‘Humanist Poison–and the Antidote’ (2017)

Does the Internet Make Our Brains Lazy?

As long as we’re not usin’ ’em…

I wonder how far they’ve got with this business, since I posted this five years ago.

The idea was to create a human “interface” with computers so that somebody at a keyboard somewhere could delete someone else’s thoughts… and also insert thoughts that Big Brother wants you to have.

Humanist Poison–and the Antidote

You put the right thoughts in, you pull the wrong thoughts out; you do the hokey-pokey and you shake it all about…

This is supposed to appeal to us, somehow?

As for the antidote: see Psalm 46. Come to think of it, Psalm 2 also applies–big-time.

Lately I’ve been thinking there’s more and more frivolity among the “Science” community: an awful lot of truly trivial thinking. Anybody else see that?

8 comments on “‘Humanist Poison–and the Antidote’ (2017)

  1. In answer to your final question: When people run out of real ideas, they turn to trivia or tyranny. Recently, we’ve seen both happen at once.

    1. I mean, here are these characters in lab coats, out to Change The World… and they read comic books and watch cartoons. God defend us.

  2. The structure of the brain is far more sophisticated than anything mankind has ever devised. Any attempts to access specific information in the brain will fail. Our memories and sensations are complex patterns of neurons, so targeting one neuron wouldn’t work. Just sitting still and pointing my eyes in different directions involves an immense amount of processing, and it happens very rapidly. This, alone, is beyond the capability of any man made computer to keep up with. Our vision is incredibly acute and perfectly suited to the environment in which we live.

    Manmade devices are amazing, but even the best of these have significant limitations. Computers are good at math, because they don’t require a refractory period and can calculate without interruption.

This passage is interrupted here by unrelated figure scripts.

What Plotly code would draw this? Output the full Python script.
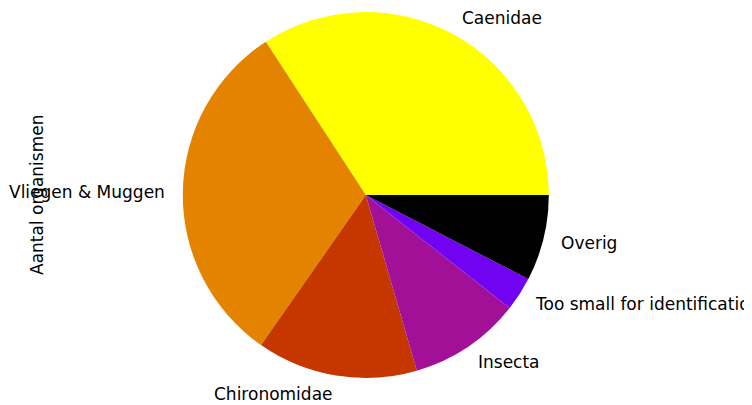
import math
import plotly.graph_objects as go

labels = ["Caenidae", "Vliegen & Muggen", "Chironomidae", "Insecta",
          "Too small for identification", "Overig"]
values = [342, 311, 142, 99, 30, 76]
colors = ["#ffff00", "#e48300", "#c63700", "#a11096", "#7202f2", "#000000"]
ylabel = "Aantal organismen"

W, H = 752, 405
OFF = 8  # page body margin offset
cx, cy, r = 365.8 - OFF, 195.0 - OFF, 183.0

total = sum(values)
rot = 90 - values[0] / total * 360

fig = go.Figure(go.Pie(
    labels=labels, values=values, sort=False, direction="counterclockwise",
    rotation=rot, textinfo="none", hoverinfo="label+value",
    marker=dict(colors=colors, line=dict(width=0)),
    domain=dict(x=[(cx - r) / W, (cx + r) / W], y=[1 - (cy + r) / H, 1 - (cy - r) / H]),
    showlegend=False,
))

FS = 17
ann = []
cum = 0.0
for lab, v in zip(labels, values):
    mid = (cum + v / 2) / total * 2 * math.pi
    cum += v
    px = cx + 1.1 * r * math.cos(mid)
    py = cy - 1.1 * r * math.sin(mid)
    left = math.cos(mid) > 0
    ann.append(dict(x=(px + (-2 if left else 2)) / W, y=1 - py / H, xref="paper", yref="paper",
                    text=lab, showarrow=False,
                    xanchor="left" if left else "right",
                    yanchor="middle",
                    font=dict(family="DejaVu Sans", size=FS, color="#000000")))
ann.append(dict(x=(37 - OFF) / W, y=1 - (195 - OFF) / H, xref="paper", yref="paper", text=ylabel,
                showarrow=False, textangle=-90, xanchor="center", yanchor="middle",
                font=dict(family="DejaVu Sans", size=FS, color="#000000")))

fig.update_layout(width=W, height=H, margin=dict(l=0, r=0, t=0, b=0),
                  paper_bgcolor="white", plot_bgcolor="white", annotations=ann)
fig.write_html("out.html")
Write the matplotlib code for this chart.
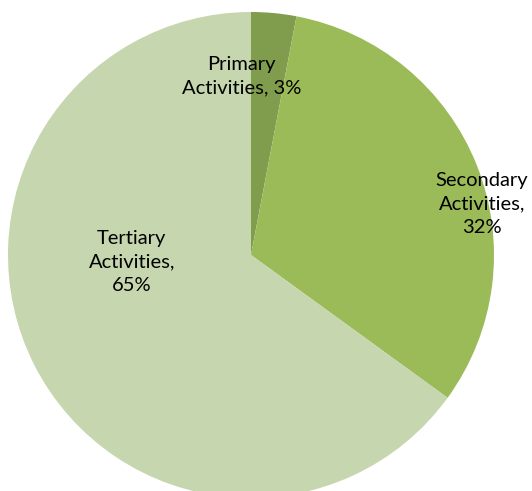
import matplotlib.pyplot as plt

# Share of employment by sector
sectors = ["Primary\nActivities, 3%", "Secondary\nActivities,\n32%", "Tertiary\nActivities,\n65%"]
shares = [3, 32, 65]
colors = ["#7f9d4d", "#9bbb59", "#c6d6ae"]

# label centres in data units (radius = 1)
label_pos = [(-0.04, 0.735), (0.95, 0.21), (-0.49, -0.03)]

fig = plt.figure(figsize=(5.32, 4.91), dpi=100)
ax = fig.add_axes([0, 0, 1, 1])

r = 243.0
ax.pie(shares, colors=colors, startangle=90, counterclock=False, radius=1,
       wedgeprops=dict(linewidth=0))
ax.set_xlim(-251 / r, (532 - 251) / r)
ax.set_ylim(-236 / r, (491 - 236) / r)
ax.set_aspect("auto")
ax.axis("off")

for text, (x, y) in zip(sectors, label_pos):
    ax.text(x, y, text, ha="center", va="center", fontsize=14.5,
            family="Lato", linespacing=1.45, color="black")

fig.savefig("out.png", dpi=100)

But they are still limited, because they can’t understand, or comprehend what they are doing. We can look at results and comprehend their significance, but a computer has no emotional response and no sense of how a number is used.

    My point here is that computers and brains are apples and oranges. Computers are, at best, a very faint imitation of the brain. They can be purposed for specific tasks and accomplish amazing things, but … the level of complexity is far different, from that of the brain. If an electrode is inserted into the brain, it is far too coarse of an instrument to control the activities of individual neurons. Electrode implants have been used for therapeutic purposes, and quite successfully so, but these are not, repeat, not, manipulating thoughts or memories.

    1. They can’t really influence thoughts and actions directly by sending impulses to the brain, but they’ve had a certain amount of success at stimulating or repressing emotional reactions. And we’ve already seen what they can get people to do by stimulating the fear impulse.

  3. On the TV Show “Blacklist” it was about a company that makes life-like women robots that only the very rich can afford, and how this one billionaire fell in love with his “Chrissy.” He figured out how to program her to strangle U.S. Congressmen during sex play. Welcome to the future.